**What you will do**
Only the lines from the one with "Reproduce this chart with matplotlib." to the one with "x_zero = [1, 2, 3, 4, 5, 6, 7, 8, 10, 12, 30]", both included, should be output, without any images.

___ Dataset records

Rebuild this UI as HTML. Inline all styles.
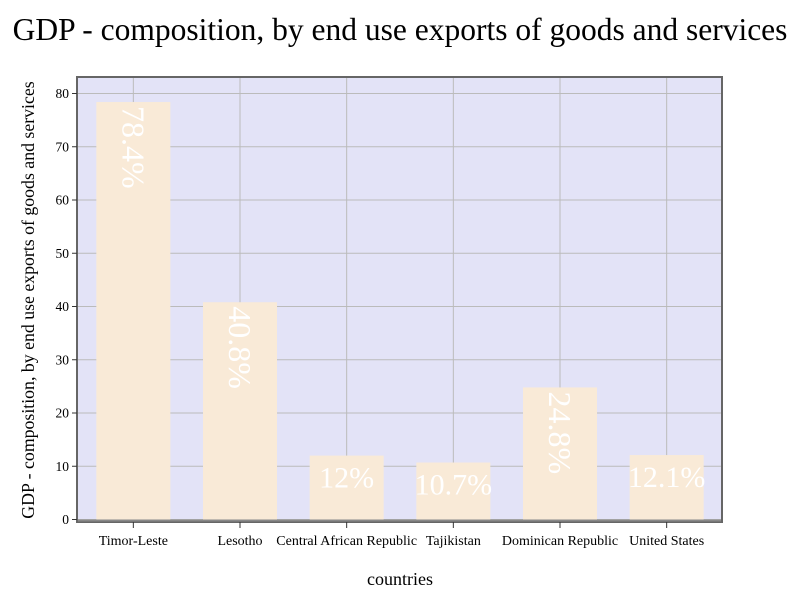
<!DOCTYPE html>
<html><head><meta charset="utf-8"><style>
body{margin:0;background:#fff;}
svg{display:block;font-family:"Liberation Serif",serif;}
</style></head><body>
<svg id="chart" width="800" height="600">
<text x="400" y="40" text-anchor="middle" font-size="31.5">GDP - composition, by end use exports of goods and services</text>
<rect x="77" y="77" width="645" height="445" fill="#e3e3f7" stroke="#666" stroke-width="2"/>
<g id="grid"></g><g id="bars"></g><g id="axes"></g>
<text x="400" y="585" text-anchor="middle" font-size="18">countries</text>
<text transform="translate(34,300) rotate(-90)" text-anchor="middle" font-size="17.8">GDP - composition, by end use exports of goods and services</text>
</svg>
<script>
const categories=["Timor-Leste","Lesotho","Central African Republic","Tajikistan","Dominican Republic","United States"];
const values=[78.4,40.8,12,10.7,24.8,12.1];
const labels=["78.4%","40.8%","12%","10.7%","24.8%","12.1%"];
const yTicks=[0,10,20,30,40,50,60,70,80];
const NS="http://www.w3.org/2000/svg";
const x0=80,x1=720,y0=519.5,yTop=93.5,yMax=80;
const band=(x1-x0)/categories.length,bw=74;
function y(v){return y0-(y0-yTop)*v/yMax;}
function xc(i){return x0+band*(i+0.5);}
function mk(p,tag,a){const e=document.createElementNS(NS,tag);for(const k in a)e.setAttribute(k,a[k]);p.appendChild(e);return e;}
const grid=document.getElementById('grid'),bars=document.getElementById('bars'),axes=document.getElementById('axes');
yTicks.forEach(t=>{
 const l=mk(grid,'line',{x1:78,x2:721,y1:y(t),y2:y(t),stroke:'#bbb','stroke-width':1});
 
 
 mk(axes,'line',{x1:72,x2:77,y1:y(t),y2:y(t),stroke:'#333'});
 const tx=mk(axes,'text',{x:69,y:y(t)+4.5,'text-anchor':'end','font-size':13.5});
 tx.textContent=t;
 
 
});
categories.forEach((c,i)=>{
 const l=mk(grid,'line',{x1:xc(i),x2:xc(i),y1:78,y2:521,stroke:'#bbb','stroke-width':1});
 
 
 const r=mk(bars,'rect',{x:xc(i)-bw/2,y:y(values[i]),width:bw,height:y0-y(values[i]),fill:'#f9ead7'});
 
 
 let t;
 if(y0-y(values[i])>90){
  t=mk(bars,'text',{transform:`translate(${xc(i)-11},${y(values[i])+4}) rotate(90)`,'font-size':32,fill:'#fff','text-anchor':'start'});
 }else{
  t=mk(bars,'text',{x:xc(i),y:y(values[i])+32,'font-size':30,fill:'#fff','text-anchor':'middle'});
 }
 t.textContent=labels[i];
 
 
 mk(axes,'line',{x1:xc(i),x2:xc(i),y1:522,y2:528,stroke:'#333'});
 const tx=mk(axes,'text',{x:xc(i),y:545,'text-anchor':'middle','font-size':14});
 tx.textContent=c;
 
 
});
mk(axes,'line',{x1:78,x2:721,y1:y0+1,y2:y0+1,stroke:'#888','stroke-width':2});
</script>
</body></html>
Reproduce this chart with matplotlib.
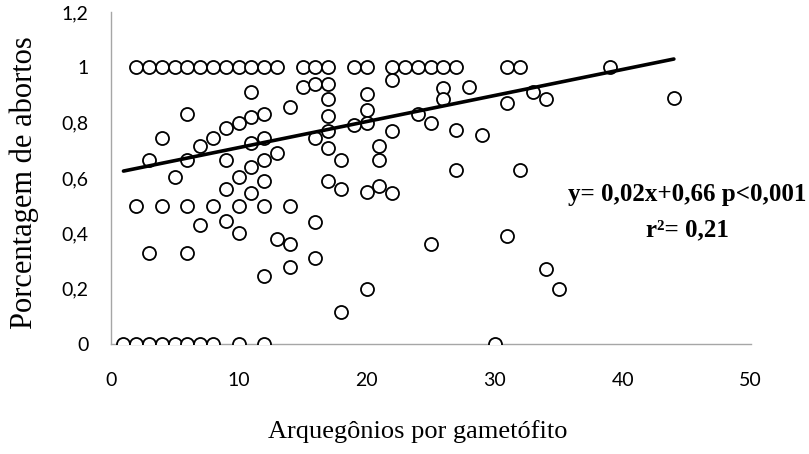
import matplotlib.pyplot as plt
from matplotlib.ticker import FuncFormatter

# archegonia per gametophyte vs. abortion rate
x_one = [2, 3, 4, 5, 6, 7, 8, 9, 10, 11, 12, 13, 15, 16, 17, 19, 20, 22, 23, 24, 25, 26, 27, 31, 32, 39]
x_zero = [1, 2, 3, 4, 5, 6, 7, 8, 10, 12, 30]

x_mid = [11, 15, 16, 17, 17, 17, 17, 16, 6, 14, 4, 12, 11, 10, 9, 8, 7,
         3, 6, 9, 11, 12, 13, 12, 11, 17, 18,
         5, 10, 12, 17, 9, 11, 18,
         2, 4, 6, 8, 10, 12, 14,
         7, 9, 10, 16, 13, 14, 16, 14, 12, 3, 6, 18,
         22, 26, 28, 26, 20, 20, 20, 19, 24, 25, 22, 27, 29, 31, 33, 34,
         21, 21, 27, 32, 20, 21, 22, 25, 31, 34, 35, 20, 44]
y_mid = [0.91, 0.93, 0.94, 0.94, 0.885, 0.825, 0.77, 0.745, 0.83, 0.855, 0.745, 0.83, 0.82, 0.80, 0.78, 0.745, 0.715,
         0.665, 0.665, 0.665, 0.725, 0.745, 0.69, 0.665, 0.64, 0.71, 0.665,
         0.605, 0.605, 0.59, 0.59, 0.56, 0.545, 0.56,
         0.50, 0.50, 0.50, 0.50, 0.50, 0.50, 0.50,
         0.43, 0.445, 0.40, 0.44, 0.38, 0.36, 0.31, 0.28, 0.245, 0.33, 0.33, 0.115,
         0.955, 0.925, 0.93, 0.885, 0.905, 0.845, 0.80, 0.79, 0.83, 0.80, 0.77, 0.775, 0.755, 0.87, 0.91, 0.885,
         0.715, 0.665, 0.63, 0.63, 0.55, 0.57, 0.545, 0.36, 0.39, 0.27, 0.20, 0.20, 0.89]

xs = x_one + x_zero + x_mid
ys = [1.0] * len(x_one) + [0.0] * len(x_zero) + y_mid

# fitted trend line endpoints
trend_x = [1, 44]
trend_y = [0.625, 1.03]

fig = plt.figure(figsize=(8.09, 4.54), dpi=100)
ax = fig.add_axes([0.1368, 0.2423, 0.7911, 0.7313])

ax.scatter(xs, ys, s=88, facecolors='white', edgecolors='black', linewidths=1.3, zorder=3)
ax.plot(trend_x, trend_y, color='black', linewidth=2.6, solid_capstyle='round', zorder=4)

ax.set_xlim(0, 50)
ax.set_ylim(0, 1.2)
ax.set_xticks([0, 10, 20, 30, 40, 50])
ax.set_yticks([0, 0.2, 0.4, 0.6, 0.8, 1.0, 1.2])
ax.yaxis.set_major_formatter(FuncFormatter(lambda v, p: ('%g' % round(v, 1)).replace('.', ',')))

for side in ['top', 'right']:
    ax.spines[side].set_visible(False)
for side in ['left', 'bottom']:
    ax.spines[side].set_color('#a6a6a6')
    ax.spines[side].set_linewidth(1.0)

ax.tick_params(axis='both', length=0, labelsize=14)
ax.tick_params(axis='y', pad=16)
ax.tick_params(axis='x', pad=20)
for lab in ax.get_xticklabels() + ax.get_yticklabels():
    lab.set_fontfamily('Lato')

# axis titles in pixel coordinates
fig.text(418 / 809, 1 - 432 / 454, 'Arquegônios por gametófito', ha='center', va='center',
         family='Liberation Serif', fontsize=19)
fig.text(24 / 809, 1 - 183 / 454, 'Porcentagem de abortos', ha='center', va='center',
         rotation=90, family='Liberation Serif', fontsize=22)

# regression summary
ax.text(687, 454 - 195, 'y= 0,02x+0,66 p<0,001', transform=None, ha='center', va='center',
        family='Liberation Serif', fontweight='bold', fontsize=18)
ax.text(687, 454 - 230, 'r²= 0,21', transform=None, ha='center', va='center',
        family='Liberation Serif', fontweight='bold', fontsize=18)

fig.savefig('out.png', dpi=100)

______

**Answer to this task**
Reproduce this chart with matplotlib.
import matplotlib.pyplot as plt
from matplotlib.ticker import FuncFormatter

# archegonia per gametophyte vs. abortion rate
x_one = [2, 3, 4, 5, 6, 7, 8, 9, 10, 11, 12, 13, 15, 16, 17, 19, 20, 22, 23, 24, 25, 26, 27, 31, 32, 39]
x_zero = [1, 2, 3, 4, 5, 6, 7, 8, 10, 12, 30]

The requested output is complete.